INSTRUCTIONS FOR THE TASK:
From the first line of the data below through the line holding "from matplotlib.ticker import", output each line exactly and leave the pictures out.

[Figure scripts]
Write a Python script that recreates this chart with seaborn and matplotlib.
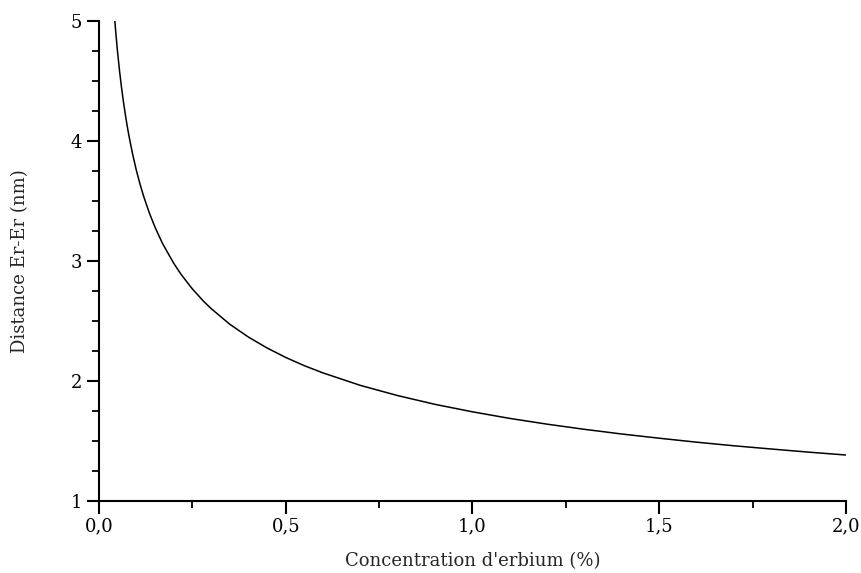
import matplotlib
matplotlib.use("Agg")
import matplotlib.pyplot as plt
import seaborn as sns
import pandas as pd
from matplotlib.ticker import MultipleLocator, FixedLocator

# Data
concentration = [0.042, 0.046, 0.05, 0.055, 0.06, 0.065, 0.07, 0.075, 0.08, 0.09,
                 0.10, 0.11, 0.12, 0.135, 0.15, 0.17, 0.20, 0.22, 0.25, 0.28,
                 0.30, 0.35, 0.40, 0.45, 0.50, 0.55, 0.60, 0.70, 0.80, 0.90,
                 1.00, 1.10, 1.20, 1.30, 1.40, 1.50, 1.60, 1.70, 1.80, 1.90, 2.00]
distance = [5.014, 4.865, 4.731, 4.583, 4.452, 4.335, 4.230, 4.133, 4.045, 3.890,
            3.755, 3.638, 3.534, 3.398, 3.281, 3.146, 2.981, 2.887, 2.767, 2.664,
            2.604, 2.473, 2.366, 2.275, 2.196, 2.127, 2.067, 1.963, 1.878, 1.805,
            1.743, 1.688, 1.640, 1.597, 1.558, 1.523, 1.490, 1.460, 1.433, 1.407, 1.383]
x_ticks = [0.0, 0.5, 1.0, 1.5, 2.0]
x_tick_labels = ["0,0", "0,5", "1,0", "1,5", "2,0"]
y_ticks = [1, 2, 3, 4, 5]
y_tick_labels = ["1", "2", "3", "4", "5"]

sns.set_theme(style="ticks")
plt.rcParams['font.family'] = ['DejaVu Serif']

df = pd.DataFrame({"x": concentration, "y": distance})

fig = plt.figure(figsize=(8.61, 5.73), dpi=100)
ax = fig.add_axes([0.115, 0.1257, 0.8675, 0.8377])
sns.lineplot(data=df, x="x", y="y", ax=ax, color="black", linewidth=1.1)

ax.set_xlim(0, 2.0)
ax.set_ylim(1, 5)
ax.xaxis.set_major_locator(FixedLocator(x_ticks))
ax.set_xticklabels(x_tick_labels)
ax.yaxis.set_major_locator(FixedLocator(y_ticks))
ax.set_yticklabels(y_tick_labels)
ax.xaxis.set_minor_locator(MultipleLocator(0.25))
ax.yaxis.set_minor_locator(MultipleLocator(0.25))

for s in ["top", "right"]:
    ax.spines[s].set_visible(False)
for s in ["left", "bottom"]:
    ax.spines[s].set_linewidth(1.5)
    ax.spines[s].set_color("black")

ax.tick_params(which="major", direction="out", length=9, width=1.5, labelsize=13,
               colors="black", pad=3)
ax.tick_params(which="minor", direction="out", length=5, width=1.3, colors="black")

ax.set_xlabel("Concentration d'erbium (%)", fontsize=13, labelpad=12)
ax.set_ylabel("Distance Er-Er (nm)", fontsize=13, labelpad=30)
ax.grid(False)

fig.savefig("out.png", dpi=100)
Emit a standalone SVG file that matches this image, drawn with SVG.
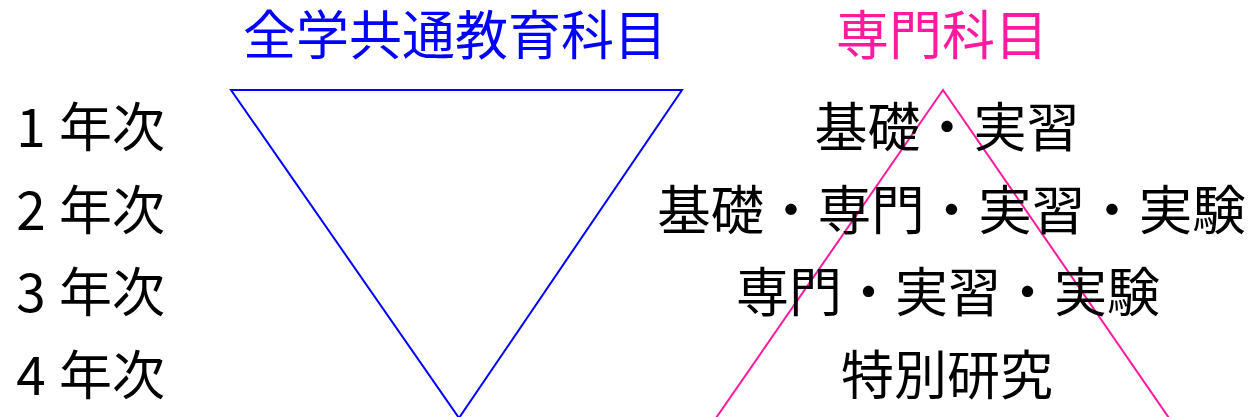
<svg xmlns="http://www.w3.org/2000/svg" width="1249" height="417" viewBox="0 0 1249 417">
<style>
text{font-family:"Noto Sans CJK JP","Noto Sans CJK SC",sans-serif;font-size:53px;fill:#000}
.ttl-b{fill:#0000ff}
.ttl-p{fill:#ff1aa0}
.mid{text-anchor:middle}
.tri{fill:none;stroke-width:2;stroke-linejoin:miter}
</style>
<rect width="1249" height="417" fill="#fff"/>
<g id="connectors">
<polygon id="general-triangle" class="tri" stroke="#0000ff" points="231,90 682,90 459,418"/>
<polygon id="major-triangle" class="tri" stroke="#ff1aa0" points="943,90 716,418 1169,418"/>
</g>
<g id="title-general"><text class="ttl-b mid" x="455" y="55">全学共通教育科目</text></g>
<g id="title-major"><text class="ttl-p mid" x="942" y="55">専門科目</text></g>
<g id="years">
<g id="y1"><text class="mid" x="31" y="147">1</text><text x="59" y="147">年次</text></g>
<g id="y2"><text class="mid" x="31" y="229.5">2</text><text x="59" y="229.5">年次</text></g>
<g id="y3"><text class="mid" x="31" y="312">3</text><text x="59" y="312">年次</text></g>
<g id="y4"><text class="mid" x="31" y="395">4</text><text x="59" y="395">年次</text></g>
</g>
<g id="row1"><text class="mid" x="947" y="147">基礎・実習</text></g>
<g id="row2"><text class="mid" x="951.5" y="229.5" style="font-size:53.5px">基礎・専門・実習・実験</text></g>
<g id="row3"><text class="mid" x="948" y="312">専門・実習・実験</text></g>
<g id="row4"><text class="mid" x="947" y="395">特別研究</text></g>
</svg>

SOLUTION TO THIS TASK:
Write a Python script that recreates this chart with seaborn and matplotlib.
import matplotlib
matplotlib.use("Agg")
import matplotlib.pyplot as plt
import seaborn as sns
import pandas as pd
from matplotlib.ticker import MultipleLocator, FixedLocator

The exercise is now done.